* _Exercise prompt_:
Your task is to reproduce the entries below word for word.

* _Information provided_:
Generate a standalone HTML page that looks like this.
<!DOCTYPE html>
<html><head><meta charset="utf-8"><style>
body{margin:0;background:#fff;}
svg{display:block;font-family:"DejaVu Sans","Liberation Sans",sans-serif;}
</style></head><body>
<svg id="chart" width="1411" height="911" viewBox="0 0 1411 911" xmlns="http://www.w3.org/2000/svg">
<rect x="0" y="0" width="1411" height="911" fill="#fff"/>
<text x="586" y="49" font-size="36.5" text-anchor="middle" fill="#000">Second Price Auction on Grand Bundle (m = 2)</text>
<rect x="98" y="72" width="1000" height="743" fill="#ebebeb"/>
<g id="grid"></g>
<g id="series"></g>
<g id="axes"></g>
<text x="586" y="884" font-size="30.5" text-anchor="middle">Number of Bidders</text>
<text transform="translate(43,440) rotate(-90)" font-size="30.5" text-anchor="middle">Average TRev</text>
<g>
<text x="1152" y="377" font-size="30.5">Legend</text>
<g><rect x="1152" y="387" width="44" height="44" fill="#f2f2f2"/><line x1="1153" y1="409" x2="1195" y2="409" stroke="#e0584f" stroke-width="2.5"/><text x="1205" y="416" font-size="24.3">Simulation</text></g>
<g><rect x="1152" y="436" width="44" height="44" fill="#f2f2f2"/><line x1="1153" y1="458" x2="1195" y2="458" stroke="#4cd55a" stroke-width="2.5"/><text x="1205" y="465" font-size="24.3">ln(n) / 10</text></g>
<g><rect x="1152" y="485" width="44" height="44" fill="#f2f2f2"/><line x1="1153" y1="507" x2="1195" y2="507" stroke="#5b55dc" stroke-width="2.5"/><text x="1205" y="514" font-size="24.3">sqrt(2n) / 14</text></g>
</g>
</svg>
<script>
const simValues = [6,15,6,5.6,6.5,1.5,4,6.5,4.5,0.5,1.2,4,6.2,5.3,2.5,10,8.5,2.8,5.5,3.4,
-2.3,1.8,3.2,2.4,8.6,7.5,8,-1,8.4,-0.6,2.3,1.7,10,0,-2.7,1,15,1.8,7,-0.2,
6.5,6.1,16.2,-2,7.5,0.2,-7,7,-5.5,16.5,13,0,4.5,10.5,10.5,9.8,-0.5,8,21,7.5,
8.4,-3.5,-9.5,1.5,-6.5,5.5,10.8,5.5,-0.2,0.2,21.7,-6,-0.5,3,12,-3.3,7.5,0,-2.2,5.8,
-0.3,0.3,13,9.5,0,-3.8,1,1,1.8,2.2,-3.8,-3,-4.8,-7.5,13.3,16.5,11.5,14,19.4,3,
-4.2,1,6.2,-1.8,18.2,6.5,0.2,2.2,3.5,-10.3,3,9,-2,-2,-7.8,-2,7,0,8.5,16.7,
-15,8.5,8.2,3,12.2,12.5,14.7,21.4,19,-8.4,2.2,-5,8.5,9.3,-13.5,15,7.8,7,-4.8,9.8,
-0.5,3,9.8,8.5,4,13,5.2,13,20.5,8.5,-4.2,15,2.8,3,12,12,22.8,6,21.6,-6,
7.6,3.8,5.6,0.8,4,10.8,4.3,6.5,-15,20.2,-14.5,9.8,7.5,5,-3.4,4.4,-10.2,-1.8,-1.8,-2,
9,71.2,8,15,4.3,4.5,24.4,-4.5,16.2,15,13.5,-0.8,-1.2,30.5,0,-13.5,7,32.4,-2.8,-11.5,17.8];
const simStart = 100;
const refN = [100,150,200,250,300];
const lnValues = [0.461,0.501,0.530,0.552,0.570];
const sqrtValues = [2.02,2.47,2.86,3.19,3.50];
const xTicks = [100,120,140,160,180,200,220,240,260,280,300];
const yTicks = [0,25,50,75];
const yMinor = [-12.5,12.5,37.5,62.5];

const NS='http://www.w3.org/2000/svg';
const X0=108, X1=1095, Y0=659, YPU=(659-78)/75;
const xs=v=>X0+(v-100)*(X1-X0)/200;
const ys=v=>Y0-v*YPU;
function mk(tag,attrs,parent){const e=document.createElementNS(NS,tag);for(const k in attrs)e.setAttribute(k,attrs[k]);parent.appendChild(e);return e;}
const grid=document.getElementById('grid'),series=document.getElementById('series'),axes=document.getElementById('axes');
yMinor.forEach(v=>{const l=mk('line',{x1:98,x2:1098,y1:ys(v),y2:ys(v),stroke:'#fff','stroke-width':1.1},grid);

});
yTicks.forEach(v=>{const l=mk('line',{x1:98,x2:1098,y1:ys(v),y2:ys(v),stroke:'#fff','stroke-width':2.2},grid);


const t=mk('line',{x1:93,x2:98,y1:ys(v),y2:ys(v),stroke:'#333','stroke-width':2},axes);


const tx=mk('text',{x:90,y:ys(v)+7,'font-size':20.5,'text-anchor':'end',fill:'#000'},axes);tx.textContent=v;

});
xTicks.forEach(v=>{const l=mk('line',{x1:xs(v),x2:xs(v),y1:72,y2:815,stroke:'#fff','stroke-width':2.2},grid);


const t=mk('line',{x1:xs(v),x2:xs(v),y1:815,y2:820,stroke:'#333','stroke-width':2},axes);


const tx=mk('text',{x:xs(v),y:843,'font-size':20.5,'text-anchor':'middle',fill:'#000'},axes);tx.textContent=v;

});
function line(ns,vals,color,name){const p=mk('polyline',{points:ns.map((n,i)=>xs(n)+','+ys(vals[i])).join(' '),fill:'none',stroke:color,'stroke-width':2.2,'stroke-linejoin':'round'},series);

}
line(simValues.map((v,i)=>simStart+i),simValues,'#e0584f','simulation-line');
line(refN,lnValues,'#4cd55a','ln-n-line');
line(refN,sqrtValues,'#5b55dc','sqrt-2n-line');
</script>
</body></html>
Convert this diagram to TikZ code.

* _Task answer_:
Generate a standalone HTML page that looks like this.
<!DOCTYPE html>
<html><head><meta charset="utf-8"><style>
body{margin:0;background:#fff;}
svg{display:block;font-family:"DejaVu Sans","Liberation Sans",sans-serif;}
</style></head><body>
<svg id="chart" width="1411" height="911" viewBox="0 0 1411 911" xmlns="http://www.w3.org/2000/svg">
<rect x="0" y="0" width="1411" height="911" fill="#fff"/>
<text x="586" y="49" font-size="36.5" text-anchor="middle" fill="#000">Second Price Auction on Grand Bundle (m = 2)</text>
<rect x="98" y="72" width="1000" height="743" fill="#ebebeb"/>
<g id="grid"></g>
<g id="series"></g>
<g id="axes"></g>
<text x="586" y="884" font-size="30.5" text-anchor="middle">Number of Bidders</text>
<text transform="translate(43,440) rotate(-90)" font-size="30.5" text-anchor="middle">Average TRev</text>
<g>
<text x="1152" y="377" font-size="30.5">Legend</text>
<g><rect x="1152" y="387" width="44" height="44" fill="#f2f2f2"/><line x1="1153" y1="409" x2="1195" y2="409" stroke="#e0584f" stroke-width="2.5"/><text x="1205" y="416" font-size="24.3">Simulation</text></g>
<g><rect x="1152" y="436" width="44" height="44" fill="#f2f2f2"/><line x1="1153" y1="458" x2="1195" y2="458" stroke="#4cd55a" stroke-width="2.5"/><text x="1205" y="465" font-size="24.3">ln(n) / 10</text></g>
<g><rect x="1152" y="485" width="44" height="44" fill="#f2f2f2"/><line x1="1153" y1="507" x2="1195" y2="507" stroke="#5b55dc" stroke-width="2.5"/><text x="1205" y="514" font-size="24.3">sqrt(2n) / 14</text></g>
</g>
</svg>
<script>
const simValues = [6,15,6,5.6,6.5,1.5,4,6.5,4.5,0.5,1.2,4,6.2,5.3,2.5,10,8.5,2.8,5.5,3.4,
-2.3,1.8,3.2,2.4,8.6,7.5,8,-1,8.4,-0.6,2.3,1.7,10,0,-2.7,1,15,1.8,7,-0.2,
6.5,6.1,16.2,-2,7.5,0.2,-7,7,-5.5,16.5,13,0,4.5,10.5,10.5,9.8,-0.5,8,21,7.5,
8.4,-3.5,-9.5,1.5,-6.5,5.5,10.8,5.5,-0.2,0.2,21.7,-6,-0.5,3,12,-3.3,7.5,0,-2.2,5.8,
-0.3,0.3,13,9.5,0,-3.8,1,1,1.8,2.2,-3.8,-3,-4.8,-7.5,13.3,16.5,11.5,14,19.4,3,
-4.2,1,6.2,-1.8,18.2,6.5,0.2,2.2,3.5,-10.3,3,9,-2,-2,-7.8,-2,7,0,8.5,16.7,
-15,8.5,8.2,3,12.2,12.5,14.7,21.4,19,-8.4,2.2,-5,8.5,9.3,-13.5,15,7.8,7,-4.8,9.8,
-0.5,3,9.8,8.5,4,13,5.2,13,20.5,8.5,-4.2,15,2.8,3,12,12,22.8,6,21.6,-6,
7.6,3.8,5.6,0.8,4,10.8,4.3,6.5,-15,20.2,-14.5,9.8,7.5,5,-3.4,4.4,-10.2,-1.8,-1.8,-2,
9,71.2,8,15,4.3,4.5,24.4,-4.5,16.2,15,13.5,-0.8,-1.2,30.5,0,-13.5,7,32.4,-2.8,-11.5,17.8];
const simStart = 100;
const refN = [100,150,200,250,300];
const lnValues = [0.461,0.501,0.530,0.552,0.570];
const sqrtValues = [2.02,2.47,2.86,3.19,3.50];
const xTicks = [100,120,140,160,180,200,220,240,260,280,300];
const yTicks = [0,25,50,75];
const yMinor = [-12.5,12.5,37.5,62.5];

const NS='http://www.w3.org/2000/svg';
const X0=108, X1=1095, Y0=659, YPU=(659-78)/75;
const xs=v=>X0+(v-100)*(X1-X0)/200;
const ys=v=>Y0-v*YPU;
function mk(tag,attrs,parent){const e=document.createElementNS(NS,tag);for(const k in attrs)e.setAttribute(k,attrs[k]);parent.appendChild(e);return e;}
const grid=document.getElementById('grid'),series=document.getElementById('series'),axes=document.getElementById('axes');
yMinor.forEach(v=>{const l=mk('line',{x1:98,x2:1098,y1:ys(v),y2:ys(v),stroke:'#fff','stroke-width':1.1},grid);

});
yTicks.forEach(v=>{const l=mk('line',{x1:98,x2:1098,y1:ys(v),y2:ys(v),stroke:'#fff','stroke-width':2.2},grid);


const t=mk('line',{x1:93,x2:98,y1:ys(v),y2:ys(v),stroke:'#333','stroke-width':2},axes);


const tx=mk('text',{x:90,y:ys(v)+7,'font-size':20.5,'text-anchor':'end',fill:'#000'},axes);tx.textContent=v;

});
xTicks.forEach(v=>{const l=mk('line',{x1:xs(v),x2:xs(v),y1:72,y2:815,stroke:'#fff','stroke-width':2.2},grid);


const t=mk('line',{x1:xs(v),x2:xs(v),y1:815,y2:820,stroke:'#333','stroke-width':2},axes);


const tx=mk('text',{x:xs(v),y:843,'font-size':20.5,'text-anchor':'middle',fill:'#000'},axes);tx.textContent=v;

});
function line(ns,vals,color,name){const p=mk('polyline',{points:ns.map((n,i)=>xs(n)+','+ys(vals[i])).join(' '),fill:'none',stroke:color,'stroke-width':2.2,'stroke-linejoin':'round'},series);

}
line(simValues.map((v,i)=>simStart+i),simValues,'#e0584f','simulation-line');
line(refN,lnValues,'#4cd55a','ln-n-line');
line(refN,sqrtValues,'#5b55dc','sqrt-2n-line');
</script>
</body></html>
Convert this diagram to TikZ code.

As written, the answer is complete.